Berdasarkan data Kementerian Keuangan hingga akhir Agustus 2024, realisasi Pendapatan Negara dan Hibah tercatat Rp1.776,98 triliun atau baru mencapai 63,41 persen dari target APBN 2024. “Capaian tersebut secara nominal lebih rendah Rp45,15 triliun dari periode yang sama tahun lalu atau terkontraksi 2,48 persen (yoy),” sambung Politisi Fraksi PKS ini.
Legislator Dapil Jakarta I ini mengingatkan implikasi dari anjloknya pendapatan, sehingga defisit melebar secara signifikan nyaris menyentuh batas aman 3 persen dari Pendapatan Domestik Bruto (PDB).
“Harus ada intervensi pemerintah untuk mendongkrak daya beli masyarakat, sehingga memberi efek positif bagi perekonomian Indonesia secara menyeluruh”.
“Pemerintah perlu rem belanja yang tidak dan kurang produktif.
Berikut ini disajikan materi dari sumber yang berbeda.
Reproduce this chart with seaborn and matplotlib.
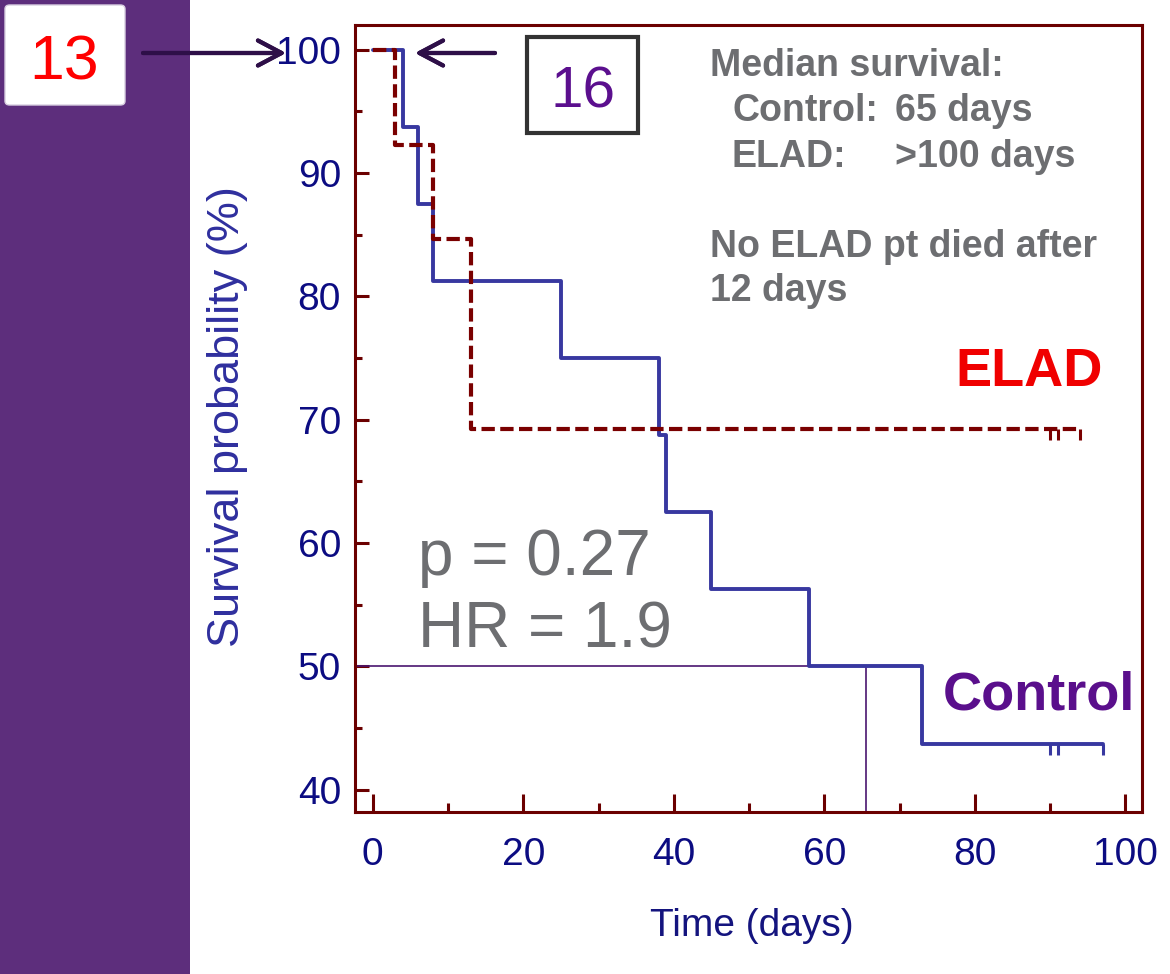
import matplotlib
matplotlib.use('Agg')
import matplotlib.pyplot as plt
from matplotlib.patches import Rectangle, FancyBboxPatch
import numpy as np
import pandas as pd
import seaborn as sns

# Kaplan-Meier steps (days, % surviving)
control_days = [0, 4, 6, 8, 25, 38, 39, 45, 58, 73, 97]
control_surv = [100, 93.75, 87.5, 81.25, 75, 68.75, 62.5, 56.25, 50, 43.75, 43.75]
control_censor = [90, 91, 97]
elad_days = [0, 3, 8, 13, 94]
elad_surv = [100, 92.31, 84.62, 69.23, 69.23]
elad_censor = [90, 91, 94]
median_control = 65.5
median_level = 50

x_ticks = [0, 20, 40, 60, 80, 100]
x_minor = [10, 30, 50, 70, 90]
y_ticks = [40, 50, 60, 70, 80, 90, 100]
y_minor = [45, 55, 65, 75, 85, 95]

W, H = 1170, 974
def fx(px):
    return px / W
def fy(py):
    return 1 - py / H

sns.set_style('white')
plt.rcParams['font.family'] = ['Liberation Sans', 'DejaVu Sans']

spine_col = '#6b0000'
tick_lab_col = '#0c0c82'
ctrl_col = '#3838a0'
elad_col = '#7a0000'
grey = '#6d6e71'

fig = plt.figure(figsize=(11.7, 9.74), dpi=100)
fig.patch.set_facecolor('white')

# purple side band
fig.add_artist(Rectangle((0, 0), fx(190), 1, transform=fig.transFigure,
                         facecolor='#5d2e7c', edgecolor='none', zorder=0))

ax = fig.add_axes([fx(355), fy(812), fx(1142 - 355), (812 - 25) / H])

df = pd.concat([
    pd.DataFrame({'day': control_days, 'surv': control_surv, 'group': 'Control'}),
    pd.DataFrame({'day': elad_days, 'surv': elad_surv, 'group': 'ELAD'}),
])

sns.lineplot(data=df, x='day', y='surv', hue='group', style='group',
             hue_order=['Control', 'ELAD'], style_order=['Control', 'ELAD'],
             palette={'Control': ctrl_col, 'ELAD': elad_col},
             dashes={'Control': '', 'ELAD': (3.2, 1.3)},
             drawstyle='steps-post', linewidth=2.8, legend=False,
             errorbar=None, sort=False, ax=ax)
ax.lines[1].set_linewidth(3.0)

# censor marks hanging below the curves
ax.vlines(control_censor, control_surv[-1] - 0.9, control_surv[-1], color=ctrl_col, lw=2.2)
ax.vlines(elad_censor, elad_surv[-1] - 0.9, elad_surv[-1], color=elad_col, lw=2.2)

ax.set_xlim(-2.35, 102.2)
ax.set_ylim(38.2, 102.0)

# median survival guide lines
ax.hlines(median_level, ax.get_xlim()[0], median_control, color='#4a1570', lw=1.2, zorder=1)
ax.vlines(median_control, ax.get_ylim()[0], median_level, color='#4a1570', lw=1.2, zorder=1)

ax.set_xticks(x_ticks)
ax.set_xticks(x_minor, minor=True)
ax.set_yticks(y_ticks)
ax.set_yticks(y_minor, minor=True)
ax.set_xlabel('')
ax.set_ylabel('')
ax.tick_params(which='both', direction='in', color=spine_col, width=2.2,
               bottom=True, left=True, top=False, right=False)
ax.tick_params(axis='x', which='major', length=13, pad=18, labelsize=28, labelcolor=tick_lab_col)
ax.tick_params(axis='x', which='minor', length=6.5)
ax.tick_params(axis='y', which='major', length=10, pad=10, labelsize=28, labelcolor=tick_lab_col)
ax.tick_params(axis='y', which='minor', length=5)
for s in ax.spines.values():
    s.set_color(spine_col)
    s.set_linewidth(2.2)
    s.set_visible(True)

fig.text(fx(228), fy(417), 'Survival probability (%)', rotation=90, ha='center', va='center',
         fontsize=32.5, color='#2f2f9e')
fig.text(fx(752), fy(936), 'Time (days)', ha='center', va='baseline',
         fontsize=28, color='#14147e')

# annotations
fig.text(fx(710), fy(76), 'Median survival:', fontsize=27, fontweight='bold', color=grey)
fig.text(fx(732), fy(121), 'Control:', fontsize=27, fontweight='bold', color=grey)
fig.text(fx(895), fy(121), '65 days', fontsize=27, fontweight='bold', color=grey)
fig.text(fx(732), fy(167), 'ELAD:', fontsize=27, fontweight='bold', color=grey)
fig.text(fx(895), fy(167), '>100 days', fontsize=27, fontweight='bold', color=grey)
fig.text(fx(710), fy(257), 'No ELAD pt died after', fontsize=27, fontweight='bold', color=grey)
fig.text(fx(710), fy(301), '12 days', fontsize=27, fontweight='bold', color=grey)

fig.text(fx(955), fy(386), 'ELAD', fontsize=39, fontweight='bold', color='#f00000')
fig.text(fx(943), fy(710), 'Control', fontsize=39, fontweight='bold', color='#5a0f8c')

fig.text(fx(418), fy(575), 'p = 0.27', fontsize=46, color=grey)
fig.text(fx(418), fy(648), 'HR = 1.9', fontsize=46, color=grey)

# numbered boxes
fig.add_artist(FancyBboxPatch((fx(5), fy(105)), fx(120), 100 / H,
                              boxstyle='round,pad=0,rounding_size=0.004',
                              transform=fig.transFigure, facecolor='white',
                              edgecolor='#d8cfe0', lw=1, zorder=1))
fig.text(fx(64), fy(80), '13', ha='center', va='baseline', fontsize=45, color='#ff0000', zorder=2)

fig.add_artist(Rectangle((fx(527), fy(133)), fx(111), 96 / H, transform=fig.transFigure,
                         facecolor='white', edgecolor='#333333', lw=3, zorder=1))
fig.text(fx(583), fy(108), '16', ha='center', va='baseline', fontsize=42, color='#5b0f8e', zorder=2)

arrow = dict(arrowstyle='->,head_length=0.85,head_width=0.45', lw=3.0, color='#2e0f48',
             mutation_scale=20, shrinkA=0, shrinkB=0)
fig.add_artist(plt.annotate('', xy=(286, H - 53), xytext=(143, H - 53),
                            xycoords='figure pixels', textcoords='figure pixels', arrowprops=arrow))
fig.add_artist(plt.annotate('', xy=(415, H - 53), xytext=(495, H - 53),
                            xycoords='figure pixels', textcoords='figure pixels', arrowprops=arrow))

fig.savefig('out.png', dpi=100)
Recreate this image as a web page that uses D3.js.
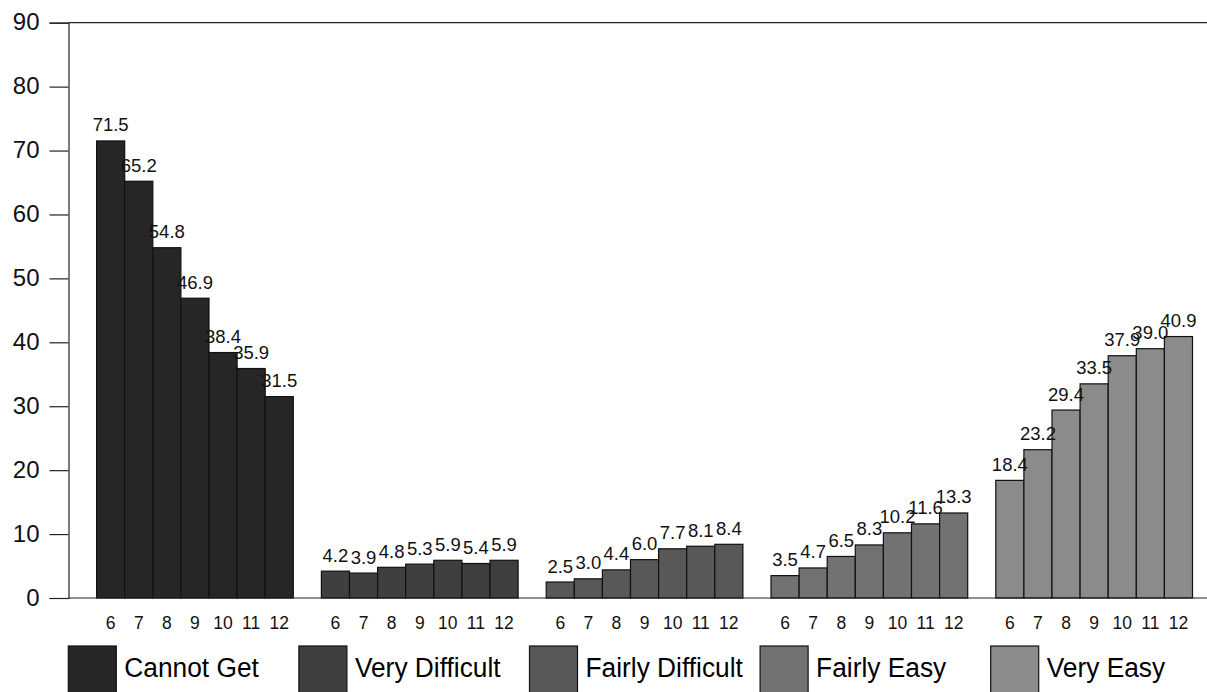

Hal ini sejalan dengan pidato Presiden Prabowo untuk K/L mengurangi studi banding ke luar negeri, atau menahan proyek mercusuar seperti IKN baru, harus ada rasionalisasi program yang dijalankan, sehingga mendorong juga daya beli masyarakat,” paparnya.
Politisi Fraksi PKS ini juga mencermati terpuruknya angka Purchasing Managers’ Index (PMI) Manufaktur Indonesia yang baru dirilis S&P Global beberapa hari lalu.
“Kondisi bisnis Indonesia di sektor manufaktur per Oktober sebesar 49,2 atau kembali terkontraksi di bawah angka 50, penurunan PMI manufaktur jadi indikasi pesimisme pelaku usaha, harus diantisipasi karena bisa berimbas pada lesunya pendapatan negara,” ujar Wakil Ketua Baleg ini.
Anis mengungkap PMI Manufaktur Indonesia sudah kontraksi selama empat bulan beruntun yakni pada Juli (49,3), Agustus (48,9), September (49,2), dan Oktober (49,2).
“Pemerintah harus berikan kebijakan yang mampu meyakinkan dunia usaha, agar bisnis bidang manufaktur bisa yakin terhadap kondisi pasar pada masa kedepannya,” tegasnya.
“Harus ada intervensi pemerintah untuk mendongkrak daya beli masyarakat, sehingga memberi efek positif bagi perekonomian Indonesia secara menyeluruh, mengingat industri manufaktur menjadi kontribusi terbesar PDB Indonesia,” pungkasnya.